Open alpharesearch opened 9 years ago

alpharesearch commented 9 years ago

I was reading about this manual satin command in some comments here from 2014, at the time it looked like it should have been pushed upstream soon. I can not find it or was it renamed? And if it exists how to use it? Thanks for your help.

Metallicow commented 9 years ago

It is a work-in-progress (WIPz) Thank you for interest.

alpharesearch commented 9 years ago

Thanks for your answer, and I hope its OK to ask a more general question about embroidery here.

Is there any open source or free way to use a custom TTF and print one word and have it create a satin pattern?

I just ordered a Brother embroidery machine for my wife and I was looking for software and found that free embroidery software is very spares. On Google yours is ranked number one and the only other one I found was Thred that can be compiled via winelib. But Thred has not TTF support.

I did see the Inkscape plugin but this looks like it can only save polylines. If there is nothing else my guess would be that using Inkscape with some custom plugin would be the fastest way to hack something together.

Metallicow commented 9 years ago

The core members may be able to help you a bit more with this as they do the main development and are more familiar with the vector and typography end of things. I mainly tinker with the python and porting/experimental ends. The core members may have some more updated working code floating around that may/maynot help you with your endeavor. Please get in touch with them(You can use github @ mentions here).

The fastest way to reach a goal is often a hack, but writing code with the endgoal in mind and submitting it(even if it is just a starting concept/prototype) is often better as understanding of the exact purposes/goals in mind is better and gets results quicker, as more minds tackle a particular problem openly(such is the idea of open source). Either that or try to contract some work done with the core or minor members or thru our website donations normally gets more attentions and manpower set on specific goals faster.

The Inkscape plugs are IIRC still WIPz also but has seen more attention in certain circles, so you are on a good start. Good luck and Stitchify!

redteam316 commented 9 years ago

@alpharesearch, We have done some work on filling TTF fonts with Satin (a very complex topic if you expect quality output), but haven't pushed anything upstream yet and do not have an ETA on it right now.

alpharesearch commented 9 years ago

Yes regarding Embroidermodder I did give the TTF satine filling some thought and at this point my guess would be first to load the font and manually specify for each letter how to do the stitching. This should also allow to specify some stitching on the beginning and end plus set point where the character begins and ends.
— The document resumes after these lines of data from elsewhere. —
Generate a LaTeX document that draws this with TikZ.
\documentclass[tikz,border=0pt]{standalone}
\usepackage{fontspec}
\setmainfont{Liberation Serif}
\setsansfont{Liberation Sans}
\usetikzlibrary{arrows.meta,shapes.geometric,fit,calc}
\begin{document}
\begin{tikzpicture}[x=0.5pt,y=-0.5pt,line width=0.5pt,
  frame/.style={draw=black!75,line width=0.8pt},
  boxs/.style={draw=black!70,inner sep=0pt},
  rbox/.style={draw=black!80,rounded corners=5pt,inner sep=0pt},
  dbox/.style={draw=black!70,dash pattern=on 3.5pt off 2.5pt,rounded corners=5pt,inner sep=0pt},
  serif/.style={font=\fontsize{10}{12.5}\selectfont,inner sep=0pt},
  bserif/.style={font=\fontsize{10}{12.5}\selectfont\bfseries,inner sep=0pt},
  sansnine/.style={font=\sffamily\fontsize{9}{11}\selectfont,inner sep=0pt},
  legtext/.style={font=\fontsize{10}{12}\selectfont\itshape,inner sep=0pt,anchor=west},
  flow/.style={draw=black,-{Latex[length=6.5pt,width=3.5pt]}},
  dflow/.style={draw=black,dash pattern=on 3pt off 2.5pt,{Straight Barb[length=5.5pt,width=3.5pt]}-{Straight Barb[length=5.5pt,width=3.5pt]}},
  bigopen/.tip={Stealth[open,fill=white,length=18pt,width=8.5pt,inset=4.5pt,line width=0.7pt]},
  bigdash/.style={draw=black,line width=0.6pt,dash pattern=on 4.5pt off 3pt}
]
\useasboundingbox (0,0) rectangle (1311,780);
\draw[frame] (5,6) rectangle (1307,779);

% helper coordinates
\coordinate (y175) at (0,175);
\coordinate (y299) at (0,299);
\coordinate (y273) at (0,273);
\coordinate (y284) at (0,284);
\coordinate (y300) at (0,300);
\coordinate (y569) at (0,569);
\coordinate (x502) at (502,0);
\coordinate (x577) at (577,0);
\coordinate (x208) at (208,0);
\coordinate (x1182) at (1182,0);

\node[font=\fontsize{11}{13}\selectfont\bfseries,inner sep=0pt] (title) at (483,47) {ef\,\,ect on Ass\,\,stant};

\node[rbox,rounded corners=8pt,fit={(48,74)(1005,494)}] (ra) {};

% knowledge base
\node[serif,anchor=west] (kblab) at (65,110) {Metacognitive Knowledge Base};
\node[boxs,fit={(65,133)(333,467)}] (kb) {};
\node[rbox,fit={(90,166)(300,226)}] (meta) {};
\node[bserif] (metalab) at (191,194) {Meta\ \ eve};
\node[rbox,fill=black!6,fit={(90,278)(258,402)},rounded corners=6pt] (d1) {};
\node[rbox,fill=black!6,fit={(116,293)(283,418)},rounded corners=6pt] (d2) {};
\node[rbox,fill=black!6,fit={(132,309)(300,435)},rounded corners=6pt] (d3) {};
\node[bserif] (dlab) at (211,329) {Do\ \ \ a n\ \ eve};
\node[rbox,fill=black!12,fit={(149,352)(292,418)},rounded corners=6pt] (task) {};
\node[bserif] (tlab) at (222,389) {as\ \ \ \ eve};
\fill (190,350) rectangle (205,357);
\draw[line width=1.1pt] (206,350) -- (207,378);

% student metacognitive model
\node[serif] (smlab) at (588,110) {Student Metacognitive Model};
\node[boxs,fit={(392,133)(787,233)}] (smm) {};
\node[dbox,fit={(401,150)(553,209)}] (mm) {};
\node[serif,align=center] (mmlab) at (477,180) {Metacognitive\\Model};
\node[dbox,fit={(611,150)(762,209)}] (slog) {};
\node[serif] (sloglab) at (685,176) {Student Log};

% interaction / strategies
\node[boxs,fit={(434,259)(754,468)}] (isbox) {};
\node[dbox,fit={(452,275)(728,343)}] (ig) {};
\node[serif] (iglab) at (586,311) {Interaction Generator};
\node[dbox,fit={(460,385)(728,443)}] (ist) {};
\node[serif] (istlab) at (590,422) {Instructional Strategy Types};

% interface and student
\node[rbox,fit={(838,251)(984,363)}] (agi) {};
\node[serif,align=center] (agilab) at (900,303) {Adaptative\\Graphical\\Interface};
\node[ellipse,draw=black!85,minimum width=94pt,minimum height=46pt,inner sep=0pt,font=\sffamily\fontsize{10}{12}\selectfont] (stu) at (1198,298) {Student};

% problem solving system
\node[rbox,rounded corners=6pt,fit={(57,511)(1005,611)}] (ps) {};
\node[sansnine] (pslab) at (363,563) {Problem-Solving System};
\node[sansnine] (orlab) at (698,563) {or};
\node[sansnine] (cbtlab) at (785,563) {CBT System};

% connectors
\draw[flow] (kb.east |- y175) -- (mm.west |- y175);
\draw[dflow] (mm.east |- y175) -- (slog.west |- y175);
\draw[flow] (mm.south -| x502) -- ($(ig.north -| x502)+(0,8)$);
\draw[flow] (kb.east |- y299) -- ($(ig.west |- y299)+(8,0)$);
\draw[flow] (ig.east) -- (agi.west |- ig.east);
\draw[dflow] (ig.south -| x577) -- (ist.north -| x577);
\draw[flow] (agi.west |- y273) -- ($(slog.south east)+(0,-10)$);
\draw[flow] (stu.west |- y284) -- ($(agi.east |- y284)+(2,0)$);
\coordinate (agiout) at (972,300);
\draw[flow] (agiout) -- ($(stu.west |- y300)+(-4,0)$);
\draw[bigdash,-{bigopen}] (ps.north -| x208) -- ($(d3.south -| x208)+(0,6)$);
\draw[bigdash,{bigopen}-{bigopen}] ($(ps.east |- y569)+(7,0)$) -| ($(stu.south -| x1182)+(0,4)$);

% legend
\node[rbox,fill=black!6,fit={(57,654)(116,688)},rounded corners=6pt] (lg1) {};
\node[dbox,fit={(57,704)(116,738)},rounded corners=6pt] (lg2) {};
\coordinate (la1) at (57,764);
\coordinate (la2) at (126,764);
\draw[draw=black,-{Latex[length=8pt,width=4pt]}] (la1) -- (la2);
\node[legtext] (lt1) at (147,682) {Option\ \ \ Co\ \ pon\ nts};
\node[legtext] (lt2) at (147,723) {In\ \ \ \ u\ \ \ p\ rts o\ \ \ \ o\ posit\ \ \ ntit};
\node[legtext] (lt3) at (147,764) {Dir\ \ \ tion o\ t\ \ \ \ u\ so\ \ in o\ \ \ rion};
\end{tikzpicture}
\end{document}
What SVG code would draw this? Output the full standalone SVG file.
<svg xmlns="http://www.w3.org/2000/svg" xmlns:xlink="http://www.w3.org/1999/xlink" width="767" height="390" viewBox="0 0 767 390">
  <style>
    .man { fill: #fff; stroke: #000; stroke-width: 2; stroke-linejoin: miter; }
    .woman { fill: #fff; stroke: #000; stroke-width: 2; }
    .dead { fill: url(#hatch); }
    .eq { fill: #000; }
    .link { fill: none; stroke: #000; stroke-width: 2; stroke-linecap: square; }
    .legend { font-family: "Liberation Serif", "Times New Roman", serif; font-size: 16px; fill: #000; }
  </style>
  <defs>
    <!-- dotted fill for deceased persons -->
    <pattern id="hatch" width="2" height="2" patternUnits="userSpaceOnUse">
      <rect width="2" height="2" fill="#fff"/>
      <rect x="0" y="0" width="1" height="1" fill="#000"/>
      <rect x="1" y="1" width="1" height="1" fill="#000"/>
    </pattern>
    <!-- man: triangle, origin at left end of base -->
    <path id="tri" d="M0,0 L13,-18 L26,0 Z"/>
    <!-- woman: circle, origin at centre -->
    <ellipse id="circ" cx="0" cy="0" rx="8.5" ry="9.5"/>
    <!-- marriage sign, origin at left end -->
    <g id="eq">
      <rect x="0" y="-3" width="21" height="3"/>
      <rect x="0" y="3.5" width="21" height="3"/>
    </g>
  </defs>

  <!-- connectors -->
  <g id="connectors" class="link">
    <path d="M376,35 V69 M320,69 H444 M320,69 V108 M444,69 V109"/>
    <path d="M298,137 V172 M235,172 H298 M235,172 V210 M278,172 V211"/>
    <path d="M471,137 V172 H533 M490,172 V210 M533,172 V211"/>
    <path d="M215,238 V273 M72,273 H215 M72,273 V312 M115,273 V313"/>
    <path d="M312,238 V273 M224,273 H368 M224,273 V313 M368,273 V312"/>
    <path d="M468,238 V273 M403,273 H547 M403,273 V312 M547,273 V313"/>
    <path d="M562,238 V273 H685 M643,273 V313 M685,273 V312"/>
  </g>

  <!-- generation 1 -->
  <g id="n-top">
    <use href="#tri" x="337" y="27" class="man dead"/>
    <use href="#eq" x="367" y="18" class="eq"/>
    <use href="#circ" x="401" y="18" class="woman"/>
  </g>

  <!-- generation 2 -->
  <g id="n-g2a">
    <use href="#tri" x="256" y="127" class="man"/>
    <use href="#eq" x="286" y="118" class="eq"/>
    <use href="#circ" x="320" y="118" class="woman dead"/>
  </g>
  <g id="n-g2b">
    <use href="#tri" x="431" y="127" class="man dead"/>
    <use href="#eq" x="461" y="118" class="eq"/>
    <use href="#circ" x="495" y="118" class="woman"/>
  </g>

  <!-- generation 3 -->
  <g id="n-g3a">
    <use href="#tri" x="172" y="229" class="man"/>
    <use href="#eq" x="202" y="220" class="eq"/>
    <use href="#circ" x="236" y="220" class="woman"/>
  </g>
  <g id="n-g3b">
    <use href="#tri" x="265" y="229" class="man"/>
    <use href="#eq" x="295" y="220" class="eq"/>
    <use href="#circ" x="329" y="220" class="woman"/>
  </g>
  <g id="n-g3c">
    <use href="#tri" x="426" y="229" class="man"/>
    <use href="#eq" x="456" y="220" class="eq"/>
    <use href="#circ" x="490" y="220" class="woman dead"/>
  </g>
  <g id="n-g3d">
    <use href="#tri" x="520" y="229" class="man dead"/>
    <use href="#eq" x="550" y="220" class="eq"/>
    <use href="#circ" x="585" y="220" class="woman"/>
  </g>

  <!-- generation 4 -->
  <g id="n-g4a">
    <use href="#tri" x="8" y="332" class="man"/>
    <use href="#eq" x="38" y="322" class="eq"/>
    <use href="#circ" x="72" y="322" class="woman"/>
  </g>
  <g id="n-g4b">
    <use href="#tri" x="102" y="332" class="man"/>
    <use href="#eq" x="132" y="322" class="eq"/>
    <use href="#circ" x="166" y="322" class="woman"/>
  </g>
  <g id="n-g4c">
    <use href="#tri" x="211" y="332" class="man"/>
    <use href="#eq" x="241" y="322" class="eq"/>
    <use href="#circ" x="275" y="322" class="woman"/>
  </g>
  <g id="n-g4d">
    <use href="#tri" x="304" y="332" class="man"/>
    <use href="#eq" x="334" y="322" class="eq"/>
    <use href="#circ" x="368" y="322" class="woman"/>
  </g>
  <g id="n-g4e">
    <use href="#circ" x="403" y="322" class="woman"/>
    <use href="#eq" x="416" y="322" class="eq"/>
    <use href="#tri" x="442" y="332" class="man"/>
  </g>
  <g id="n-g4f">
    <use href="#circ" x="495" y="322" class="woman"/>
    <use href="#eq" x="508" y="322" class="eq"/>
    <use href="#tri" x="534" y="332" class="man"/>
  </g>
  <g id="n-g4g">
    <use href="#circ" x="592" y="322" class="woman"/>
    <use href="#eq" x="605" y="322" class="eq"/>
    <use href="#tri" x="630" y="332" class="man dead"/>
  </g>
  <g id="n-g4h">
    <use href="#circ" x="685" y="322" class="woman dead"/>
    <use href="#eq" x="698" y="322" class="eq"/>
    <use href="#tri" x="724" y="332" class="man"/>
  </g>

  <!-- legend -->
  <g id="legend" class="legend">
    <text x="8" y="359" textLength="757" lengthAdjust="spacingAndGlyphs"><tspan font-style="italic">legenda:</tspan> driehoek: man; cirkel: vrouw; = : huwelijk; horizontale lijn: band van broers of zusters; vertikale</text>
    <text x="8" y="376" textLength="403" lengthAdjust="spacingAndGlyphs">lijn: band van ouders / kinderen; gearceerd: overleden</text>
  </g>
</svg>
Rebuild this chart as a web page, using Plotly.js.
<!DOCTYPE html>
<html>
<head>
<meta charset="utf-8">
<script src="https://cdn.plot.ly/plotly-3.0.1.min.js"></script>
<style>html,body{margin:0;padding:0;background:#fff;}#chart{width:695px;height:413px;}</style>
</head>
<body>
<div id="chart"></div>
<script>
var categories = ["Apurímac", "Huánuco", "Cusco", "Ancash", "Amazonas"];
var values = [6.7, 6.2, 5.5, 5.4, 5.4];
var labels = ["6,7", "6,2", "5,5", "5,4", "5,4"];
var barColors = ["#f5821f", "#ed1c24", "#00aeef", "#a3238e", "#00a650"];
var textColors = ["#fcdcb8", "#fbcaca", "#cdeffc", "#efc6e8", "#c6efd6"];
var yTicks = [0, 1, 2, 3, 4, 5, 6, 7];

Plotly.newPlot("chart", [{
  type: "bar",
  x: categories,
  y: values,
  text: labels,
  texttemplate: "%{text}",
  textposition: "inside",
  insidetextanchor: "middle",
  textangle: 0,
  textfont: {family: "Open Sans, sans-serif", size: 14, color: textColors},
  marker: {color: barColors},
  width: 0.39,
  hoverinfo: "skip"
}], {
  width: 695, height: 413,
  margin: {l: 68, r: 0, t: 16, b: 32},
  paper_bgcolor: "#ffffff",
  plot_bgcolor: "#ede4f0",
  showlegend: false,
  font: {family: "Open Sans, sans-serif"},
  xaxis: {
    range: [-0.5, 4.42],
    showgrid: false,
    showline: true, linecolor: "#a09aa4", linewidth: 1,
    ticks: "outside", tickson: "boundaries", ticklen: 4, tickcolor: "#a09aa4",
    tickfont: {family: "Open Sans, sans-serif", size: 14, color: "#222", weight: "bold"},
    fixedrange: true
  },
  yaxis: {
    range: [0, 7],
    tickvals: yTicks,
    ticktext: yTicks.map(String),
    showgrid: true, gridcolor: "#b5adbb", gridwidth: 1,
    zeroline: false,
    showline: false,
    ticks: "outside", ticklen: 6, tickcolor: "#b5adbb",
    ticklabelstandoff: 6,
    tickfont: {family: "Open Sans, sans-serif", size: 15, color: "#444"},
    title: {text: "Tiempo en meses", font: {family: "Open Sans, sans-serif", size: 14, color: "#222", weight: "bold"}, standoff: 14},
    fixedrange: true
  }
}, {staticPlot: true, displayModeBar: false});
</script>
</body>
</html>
After this step I guess this info could be saved and shared as long as it is not containing the TTF. Now users could just use the font with the extra information and from this point it would be very trivial and the satin itself is just a zigzag stitch?

Is your Satin option you are working on fully automatic or is there some manual labor required?

Regarding Inkscape I found the path effect editor, there is a stitch option and I found if I replace some parts in the CSV file after the export it creates something that at least looks like a satin stitch. But it requires to have two parallel path and it is quite a lot of manual labor to create it.

redteam316 commented 9 years ago

Your on the right track with your thinking but it's a bit more involved than that. The TTF satin feature would also cover stitch density/scaling and other info pertaining to curves (bezier/etc), underlayment and various other things. This information saved off to a file format would allow us to then automatically handle overlaying the proper stitching to the TTF and at that point, we could also apply various effects such as italic, bold, kerning, etc...

I would say the TTF feature is fully automatic but initially it will likely be semi-auto since creating the stitch overlay files would require it to be done manually once or generated by other methods.

As far as editing the Inkscape CSV afterword, that would be a quite laborous. I've seen some various methods that people have used Inkscape to create a psuedo-satin fill, although again, none of them are exactly correct and don't handle underlayment either. Stuff like that is what we plan to incorporate into libembroidery at some point, it just hasn't happened yet.